• SET TASK
Without the pictures, write out all the lines below exactly as they appear.
** BEGIN GIVEN DATA **
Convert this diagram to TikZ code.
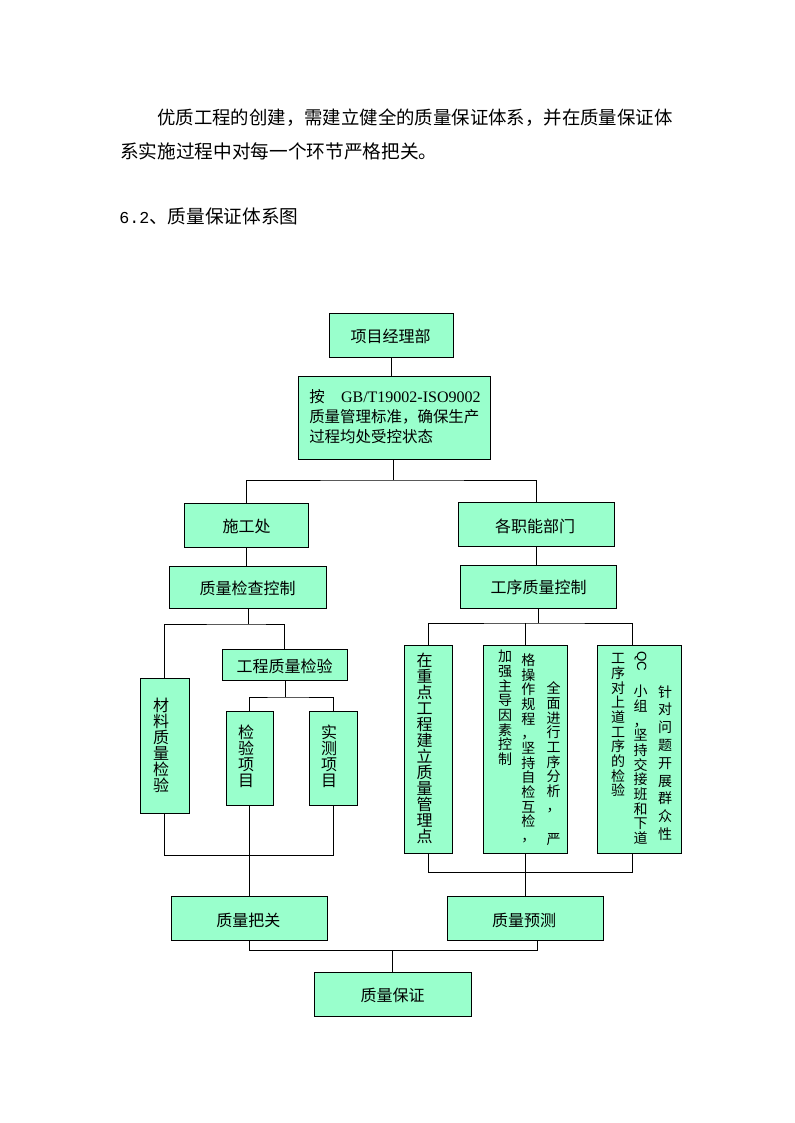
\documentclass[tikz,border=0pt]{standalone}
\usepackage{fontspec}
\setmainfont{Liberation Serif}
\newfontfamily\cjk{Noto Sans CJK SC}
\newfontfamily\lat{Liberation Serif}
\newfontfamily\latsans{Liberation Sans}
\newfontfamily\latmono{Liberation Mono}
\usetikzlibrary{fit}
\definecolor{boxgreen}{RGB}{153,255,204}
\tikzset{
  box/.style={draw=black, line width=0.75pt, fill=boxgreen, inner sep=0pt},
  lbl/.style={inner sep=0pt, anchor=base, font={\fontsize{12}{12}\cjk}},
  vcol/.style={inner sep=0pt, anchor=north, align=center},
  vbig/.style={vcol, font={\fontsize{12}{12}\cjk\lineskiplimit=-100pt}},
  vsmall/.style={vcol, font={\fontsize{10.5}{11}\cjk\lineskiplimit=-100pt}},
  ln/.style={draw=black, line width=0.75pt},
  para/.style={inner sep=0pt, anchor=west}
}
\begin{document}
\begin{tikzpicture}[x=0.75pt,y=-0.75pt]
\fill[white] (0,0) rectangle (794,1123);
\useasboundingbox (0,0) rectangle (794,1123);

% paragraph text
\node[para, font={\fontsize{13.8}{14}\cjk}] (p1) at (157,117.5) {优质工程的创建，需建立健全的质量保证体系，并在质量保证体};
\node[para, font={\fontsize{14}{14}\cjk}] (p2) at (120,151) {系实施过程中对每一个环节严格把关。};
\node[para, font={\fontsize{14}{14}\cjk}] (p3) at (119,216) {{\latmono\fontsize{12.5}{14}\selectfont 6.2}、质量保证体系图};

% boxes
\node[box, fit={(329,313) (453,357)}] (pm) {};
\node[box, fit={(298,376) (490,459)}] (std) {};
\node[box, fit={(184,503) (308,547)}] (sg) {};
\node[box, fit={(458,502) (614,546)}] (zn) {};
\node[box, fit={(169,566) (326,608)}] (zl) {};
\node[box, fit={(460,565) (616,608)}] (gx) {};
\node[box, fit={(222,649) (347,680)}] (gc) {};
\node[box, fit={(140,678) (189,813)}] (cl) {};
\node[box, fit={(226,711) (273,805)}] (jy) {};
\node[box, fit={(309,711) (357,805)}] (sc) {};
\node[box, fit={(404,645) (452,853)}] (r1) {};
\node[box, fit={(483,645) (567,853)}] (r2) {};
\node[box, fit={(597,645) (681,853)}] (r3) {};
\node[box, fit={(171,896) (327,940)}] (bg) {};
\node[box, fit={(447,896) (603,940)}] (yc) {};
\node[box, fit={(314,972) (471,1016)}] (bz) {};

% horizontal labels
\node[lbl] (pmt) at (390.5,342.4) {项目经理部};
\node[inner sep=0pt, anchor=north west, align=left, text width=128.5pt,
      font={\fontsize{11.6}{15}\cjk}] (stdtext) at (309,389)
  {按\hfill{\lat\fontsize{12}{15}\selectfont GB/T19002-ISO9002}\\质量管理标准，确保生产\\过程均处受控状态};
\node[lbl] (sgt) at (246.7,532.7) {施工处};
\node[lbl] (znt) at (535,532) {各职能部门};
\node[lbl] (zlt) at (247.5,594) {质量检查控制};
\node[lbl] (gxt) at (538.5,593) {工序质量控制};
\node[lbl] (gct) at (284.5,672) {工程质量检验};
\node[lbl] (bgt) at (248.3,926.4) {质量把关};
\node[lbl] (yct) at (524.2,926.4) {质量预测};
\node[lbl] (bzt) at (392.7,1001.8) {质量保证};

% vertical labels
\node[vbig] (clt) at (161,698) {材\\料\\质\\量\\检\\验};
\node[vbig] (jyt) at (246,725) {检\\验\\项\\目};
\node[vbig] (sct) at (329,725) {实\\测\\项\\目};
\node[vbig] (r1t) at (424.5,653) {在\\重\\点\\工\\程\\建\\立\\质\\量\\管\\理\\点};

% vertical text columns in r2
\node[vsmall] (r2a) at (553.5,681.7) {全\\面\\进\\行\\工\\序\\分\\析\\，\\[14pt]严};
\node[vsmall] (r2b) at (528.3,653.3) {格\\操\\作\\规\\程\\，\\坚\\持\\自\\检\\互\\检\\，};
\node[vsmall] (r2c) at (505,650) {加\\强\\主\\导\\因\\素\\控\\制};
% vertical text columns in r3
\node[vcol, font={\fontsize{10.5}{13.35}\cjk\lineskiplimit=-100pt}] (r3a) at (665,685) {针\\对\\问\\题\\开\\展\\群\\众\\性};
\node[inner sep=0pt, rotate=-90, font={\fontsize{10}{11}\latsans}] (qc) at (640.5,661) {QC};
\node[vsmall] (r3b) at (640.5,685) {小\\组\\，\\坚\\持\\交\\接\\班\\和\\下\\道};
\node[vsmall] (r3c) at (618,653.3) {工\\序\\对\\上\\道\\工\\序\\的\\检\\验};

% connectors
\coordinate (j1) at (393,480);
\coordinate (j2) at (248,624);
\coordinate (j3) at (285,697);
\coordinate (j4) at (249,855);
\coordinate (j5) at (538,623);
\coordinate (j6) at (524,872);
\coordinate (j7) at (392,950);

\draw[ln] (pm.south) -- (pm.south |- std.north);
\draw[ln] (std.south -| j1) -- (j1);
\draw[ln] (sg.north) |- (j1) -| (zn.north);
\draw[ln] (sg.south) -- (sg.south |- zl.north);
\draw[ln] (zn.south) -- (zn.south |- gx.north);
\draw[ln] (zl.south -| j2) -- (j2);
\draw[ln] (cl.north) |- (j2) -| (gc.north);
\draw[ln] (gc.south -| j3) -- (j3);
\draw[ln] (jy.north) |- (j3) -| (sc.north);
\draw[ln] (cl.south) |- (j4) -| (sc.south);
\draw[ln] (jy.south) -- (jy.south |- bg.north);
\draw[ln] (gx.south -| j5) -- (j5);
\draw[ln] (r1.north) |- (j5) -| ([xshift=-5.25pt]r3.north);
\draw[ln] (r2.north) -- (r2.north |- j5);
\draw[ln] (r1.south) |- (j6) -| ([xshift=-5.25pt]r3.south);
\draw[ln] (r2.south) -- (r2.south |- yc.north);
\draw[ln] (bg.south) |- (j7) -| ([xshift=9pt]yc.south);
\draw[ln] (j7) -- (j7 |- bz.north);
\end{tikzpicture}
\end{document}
** END GIVEN DATA **
• SOLUTION FOR THIS EXERCISE
Convert this diagram to TikZ code.
\documentclass[tikz,border=0pt]{standalone}
\usepackage{fontspec}
\setmainfont{Liberation Serif}
\newfontfamily\cjk{Noto Sans CJK SC}
\newfontfamily\lat{Liberation Serif}
\newfontfamily\latsans{Liberation Sans}
\newfontfamily\latmono{Liberation Mono}
\usetikzlibrary{fit}
\definecolor{boxgreen}{RGB}{153,255,204}
\tikzset{
  box/.style={draw=black, line width=0.75pt, fill=boxgreen, inner sep=0pt},
  lbl/.style={inner sep=0pt, anchor=base, font={\fontsize{12}{12}\cjk}},
  vcol/.style={inner sep=0pt, anchor=north, align=center},
  vbig/.style={vcol, font={\fontsize{12}{12}\cjk\lineskiplimit=-100pt}},
  vsmall/.style={vcol, font={\fontsize{10.5}{11}\cjk\lineskiplimit=-100pt}},
  ln/.style={draw=black, line width=0.75pt},
  para/.style={inner sep=0pt, anchor=west}
}
\begin{document}
\begin{tikzpicture}[x=0.75pt,y=-0.75pt]
\fill[white] (0,0) rectangle (794,1123);
\useasboundingbox (0,0) rectangle (794,1123);

% paragraph text
\node[para, font={\fontsize{13.8}{14}\cjk}] (p1) at (157,117.5) {优质工程的创建，需建立健全的质量保证体系，并在质量保证体};
\node[para, font={\fontsize{14}{14}\cjk}] (p2) at (120,151) {系实施过程中对每一个环节严格把关。};
\node[para, font={\fontsize{14}{14}\cjk}] (p3) at (119,216) {{\latmono\fontsize{12.5}{14}\selectfont 6.2}、质量保证体系图};

% boxes
\node[box, fit={(329,313) (453,357)}] (pm) {};
\node[box, fit={(298,376) (490,459)}] (std) {};
\node[box, fit={(184,503) (308,547)}] (sg) {};
\node[box, fit={(458,502) (614,546)}] (zn) {};
\node[box, fit={(169,566) (326,608)}] (zl) {};
\node[box, fit={(460,565) (616,608)}] (gx) {};
\node[box, fit={(222,649) (347,680)}] (gc) {};
\node[box, fit={(140,678) (189,813)}] (cl) {};
\node[box, fit={(226,711) (273,805)}] (jy) {};
\node[box, fit={(309,711) (357,805)}] (sc) {};
\node[box, fit={(404,645) (452,853)}] (r1) {};
\node[box, fit={(483,645) (567,853)}] (r2) {};
\node[box, fit={(597,645) (681,853)}] (r3) {};
\node[box, fit={(171,896) (327,940)}] (bg) {};
\node[box, fit={(447,896) (603,940)}] (yc) {};
\node[box, fit={(314,972) (471,1016)}] (bz) {};

% horizontal labels
\node[lbl] (pmt) at (390.5,342.4) {项目经理部};
\node[inner sep=0pt, anchor=north west, align=left, text width=128.5pt,
      font={\fontsize{11.6}{15}\cjk}] (stdtext) at (309,389)
  {按\hfill{\lat\fontsize{12}{15}\selectfont GB/T19002-ISO9002}\\质量管理标准，确保生产\\过程均处受控状态};
\node[lbl] (sgt) at (246.7,532.7) {施工处};
\node[lbl] (znt) at (535,532) {各职能部门};
\node[lbl] (zlt) at (247.5,594) {质量检查控制};
\node[lbl] (gxt) at (538.5,593) {工序质量控制};
\node[lbl] (gct) at (284.5,672) {工程质量检验};
\node[lbl] (bgt) at (248.3,926.4) {质量把关};
\node[lbl] (yct) at (524.2,926.4) {质量预测};
\node[lbl] (bzt) at (392.7,1001.8) {质量保证};

% vertical labels
\node[vbig] (clt) at (161,698) {材\\料\\质\\量\\检\\验};
\node[vbig] (jyt) at (246,725) {检\\验\\项\\目};
\node[vbig] (sct) at (329,725) {实\\测\\项\\目};
\node[vbig] (r1t) at (424.5,653) {在\\重\\点\\工\\程\\建\\立\\质\\量\\管\\理\\点};

% vertical text columns in r2
\node[vsmall] (r2a) at (553.5,681.7) {全\\面\\进\\行\\工\\序\\分\\析\\，\\[14pt]严};
\node[vsmall] (r2b) at (528.3,653.3) {格\\操\\作\\规\\程\\，\\坚\\持\\自\\检\\互\\检\\，};
\node[vsmall] (r2c) at (505,650) {加\\强\\主\\导\\因\\素\\控\\制};
% vertical text columns in r3
\node[vcol, font={\fontsize{10.5}{13.35}\cjk\lineskiplimit=-100pt}] (r3a) at (665,685) {针\\对\\问\\题\\开\\展\\群\\众\\性};
\node[inner sep=0pt, rotate=-90, font={\fontsize{10}{11}\latsans}] (qc) at (640.5,661) {QC};
\node[vsmall] (r3b) at (640.5,685) {小\\组\\，\\坚\\持\\交\\接\\班\\和\\下\\道};
\node[vsmall] (r3c) at (618,653.3) {工\\序\\对\\上\\道\\工\\序\\的\\检\\验};

% connectors
\coordinate (j1) at (393,480);
\coordinate (j2) at (248,624);
\coordinate (j3) at (285,697);
\coordinate (j4) at (249,855);
\coordinate (j5) at (538,623);
\coordinate (j6) at (524,872);
\coordinate (j7) at (392,950);

\draw[ln] (pm.south) -- (pm.south |- std.north);
\draw[ln] (std.south -| j1) -- (j1);
\draw[ln] (sg.north) |- (j1) -| (zn.north);
\draw[ln] (sg.south) -- (sg.south |- zl.north);
\draw[ln] (zn.south) -- (zn.south |- gx.north);
\draw[ln] (zl.south -| j2) -- (j2);
\draw[ln] (cl.north) |- (j2) -| (gc.north);
\draw[ln] (gc.south -| j3) -- (j3);
\draw[ln] (jy.north) |- (j3) -| (sc.north);
\draw[ln] (cl.south) |- (j4) -| (sc.south);
\draw[ln] (jy.south) -- (jy.south |- bg.north);
\draw[ln] (gx.south -| j5) -- (j5);
\draw[ln] (r1.north) |- (j5) -| ([xshift=-5.25pt]r3.north);
\draw[ln] (r2.north) -- (r2.north |- j5);
\draw[ln] (r1.south) |- (j6) -| ([xshift=-5.25pt]r3.south);
\draw[ln] (r2.south) -- (r2.south |- yc.north);
\draw[ln] (bg.south) |- (j7) -| ([xshift=9pt]yc.south);
\draw[ln] (j7) -- (j7 |- bz.north);
\end{tikzpicture}
\end{document}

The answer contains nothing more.